What is needed = Leave the pictures out and retype the lines from the beginning through the line with "-- (#1+21.5,#3+21) -- (#1+10.5,#3+21)", both ends included.

Information supplied =

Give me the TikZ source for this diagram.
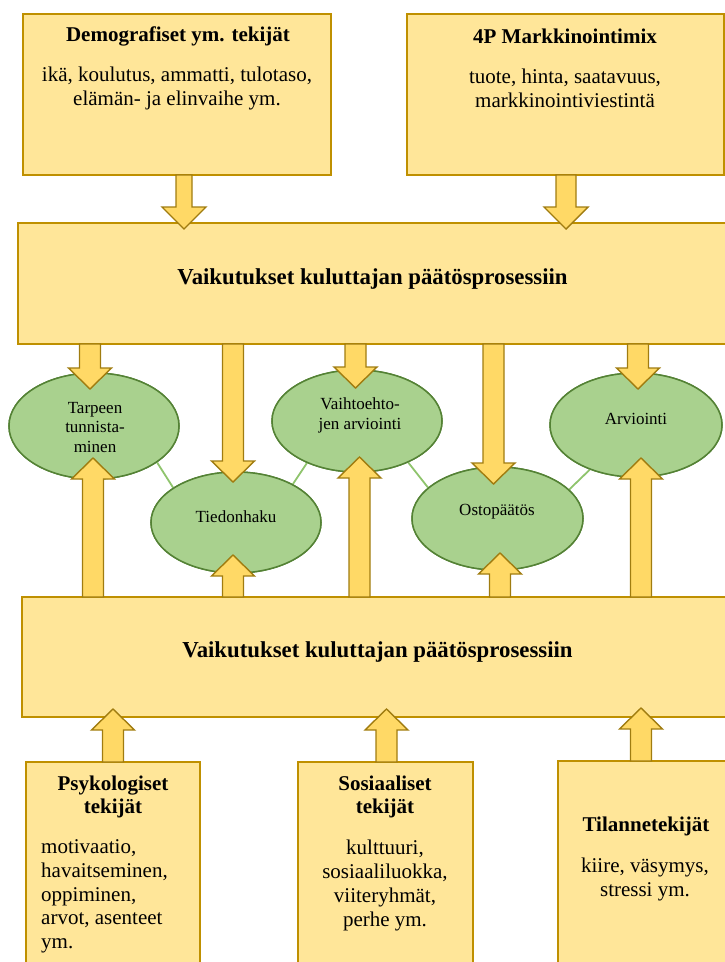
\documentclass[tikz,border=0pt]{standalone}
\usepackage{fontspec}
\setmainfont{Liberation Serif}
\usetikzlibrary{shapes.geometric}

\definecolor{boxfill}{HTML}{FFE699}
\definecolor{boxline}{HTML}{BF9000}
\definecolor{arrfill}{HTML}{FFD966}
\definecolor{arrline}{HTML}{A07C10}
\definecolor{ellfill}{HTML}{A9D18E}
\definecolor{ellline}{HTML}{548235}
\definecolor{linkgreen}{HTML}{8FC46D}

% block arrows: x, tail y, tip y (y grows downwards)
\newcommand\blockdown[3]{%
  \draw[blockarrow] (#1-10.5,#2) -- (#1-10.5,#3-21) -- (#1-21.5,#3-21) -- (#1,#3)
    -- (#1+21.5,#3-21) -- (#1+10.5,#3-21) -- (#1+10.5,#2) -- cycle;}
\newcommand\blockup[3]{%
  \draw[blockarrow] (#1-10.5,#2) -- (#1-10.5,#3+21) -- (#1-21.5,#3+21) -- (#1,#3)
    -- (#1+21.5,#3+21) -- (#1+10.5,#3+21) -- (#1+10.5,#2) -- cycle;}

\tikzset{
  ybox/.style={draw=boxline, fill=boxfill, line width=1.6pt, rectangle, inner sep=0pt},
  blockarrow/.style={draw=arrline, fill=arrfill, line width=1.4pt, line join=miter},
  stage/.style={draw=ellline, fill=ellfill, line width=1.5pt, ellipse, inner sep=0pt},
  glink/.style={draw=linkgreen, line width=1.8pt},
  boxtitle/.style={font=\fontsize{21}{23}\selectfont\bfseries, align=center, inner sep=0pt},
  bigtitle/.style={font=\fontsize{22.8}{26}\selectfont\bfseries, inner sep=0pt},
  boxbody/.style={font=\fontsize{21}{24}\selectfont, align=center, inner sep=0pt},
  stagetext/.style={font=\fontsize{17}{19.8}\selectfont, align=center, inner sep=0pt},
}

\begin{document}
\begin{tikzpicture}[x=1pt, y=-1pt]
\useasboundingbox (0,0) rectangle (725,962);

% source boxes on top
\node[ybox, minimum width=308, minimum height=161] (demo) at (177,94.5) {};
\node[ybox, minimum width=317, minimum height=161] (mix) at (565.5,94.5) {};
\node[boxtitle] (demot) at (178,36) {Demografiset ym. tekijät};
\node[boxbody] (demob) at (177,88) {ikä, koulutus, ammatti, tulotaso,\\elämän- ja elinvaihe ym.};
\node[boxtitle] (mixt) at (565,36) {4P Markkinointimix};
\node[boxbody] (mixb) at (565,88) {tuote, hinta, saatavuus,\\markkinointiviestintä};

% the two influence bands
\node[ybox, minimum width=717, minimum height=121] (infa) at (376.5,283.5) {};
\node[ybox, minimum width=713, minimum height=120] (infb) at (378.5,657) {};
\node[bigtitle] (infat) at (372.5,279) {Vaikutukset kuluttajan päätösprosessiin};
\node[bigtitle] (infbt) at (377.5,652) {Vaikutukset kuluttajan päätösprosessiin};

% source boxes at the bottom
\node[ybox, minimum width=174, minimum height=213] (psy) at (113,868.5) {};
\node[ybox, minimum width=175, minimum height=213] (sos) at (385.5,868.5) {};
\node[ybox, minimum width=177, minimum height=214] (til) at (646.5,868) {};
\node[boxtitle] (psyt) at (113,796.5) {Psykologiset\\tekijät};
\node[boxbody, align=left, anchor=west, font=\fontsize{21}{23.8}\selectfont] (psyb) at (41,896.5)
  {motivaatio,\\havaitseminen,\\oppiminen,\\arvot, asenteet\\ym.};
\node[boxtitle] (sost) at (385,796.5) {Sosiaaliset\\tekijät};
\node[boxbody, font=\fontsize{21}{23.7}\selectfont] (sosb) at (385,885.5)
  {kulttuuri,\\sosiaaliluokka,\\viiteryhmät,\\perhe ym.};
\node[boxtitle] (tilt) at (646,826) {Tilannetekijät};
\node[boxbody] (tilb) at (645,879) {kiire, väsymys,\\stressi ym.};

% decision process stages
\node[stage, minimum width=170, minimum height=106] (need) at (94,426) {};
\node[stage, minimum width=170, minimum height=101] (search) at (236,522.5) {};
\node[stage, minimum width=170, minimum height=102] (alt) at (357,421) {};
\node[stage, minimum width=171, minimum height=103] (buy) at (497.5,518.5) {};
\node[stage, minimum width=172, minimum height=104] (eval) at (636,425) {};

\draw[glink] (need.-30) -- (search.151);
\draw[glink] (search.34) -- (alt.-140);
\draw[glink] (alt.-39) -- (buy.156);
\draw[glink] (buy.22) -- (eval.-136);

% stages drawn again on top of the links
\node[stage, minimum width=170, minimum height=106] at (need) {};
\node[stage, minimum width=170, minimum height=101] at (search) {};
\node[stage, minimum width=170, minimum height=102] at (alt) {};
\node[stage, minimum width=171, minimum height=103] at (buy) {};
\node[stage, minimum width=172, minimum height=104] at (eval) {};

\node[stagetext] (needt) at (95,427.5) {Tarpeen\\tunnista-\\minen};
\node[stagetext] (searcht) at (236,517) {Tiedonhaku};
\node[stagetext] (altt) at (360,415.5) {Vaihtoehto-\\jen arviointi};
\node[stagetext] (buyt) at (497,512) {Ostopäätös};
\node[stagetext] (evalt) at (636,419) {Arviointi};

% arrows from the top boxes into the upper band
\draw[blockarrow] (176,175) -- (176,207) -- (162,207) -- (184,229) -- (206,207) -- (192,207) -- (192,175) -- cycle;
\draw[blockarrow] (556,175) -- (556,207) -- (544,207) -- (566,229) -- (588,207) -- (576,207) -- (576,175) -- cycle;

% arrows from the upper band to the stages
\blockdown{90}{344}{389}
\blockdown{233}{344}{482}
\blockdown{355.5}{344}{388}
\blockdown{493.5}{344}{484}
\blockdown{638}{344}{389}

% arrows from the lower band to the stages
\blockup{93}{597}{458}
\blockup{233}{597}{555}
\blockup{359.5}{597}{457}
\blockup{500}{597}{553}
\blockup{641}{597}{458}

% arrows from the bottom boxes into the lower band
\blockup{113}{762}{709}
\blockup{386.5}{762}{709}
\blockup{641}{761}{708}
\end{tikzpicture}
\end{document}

The solution =
Give me the TikZ source for this diagram.
\documentclass[tikz,border=0pt]{standalone}
\usepackage{fontspec}
\setmainfont{Liberation Serif}
\usetikzlibrary{shapes.geometric}

\definecolor{boxfill}{HTML}{FFE699}
\definecolor{boxline}{HTML}{BF9000}
\definecolor{arrfill}{HTML}{FFD966}
\definecolor{arrline}{HTML}{A07C10}
\definecolor{ellfill}{HTML}{A9D18E}
\definecolor{ellline}{HTML}{548235}
\definecolor{linkgreen}{HTML}{8FC46D}

% block arrows: x, tail y, tip y (y grows downwards)
\newcommand\blockdown[3]{%
  \draw[blockarrow] (#1-10.5,#2) -- (#1-10.5,#3-21) -- (#1-21.5,#3-21) -- (#1,#3)
    -- (#1+21.5,#3-21) -- (#1+10.5,#3-21) -- (#1+10.5,#2) -- cycle;}
\newcommand\blockup[3]{%
  \draw[blockarrow] (#1-10.5,#2) -- (#1-10.5,#3+21) -- (#1-21.5,#3+21) -- (#1,#3)
    -- (#1+21.5,#3+21) -- (#1+10.5,#3+21) -- (#1+10.5,#2) -- cycle;}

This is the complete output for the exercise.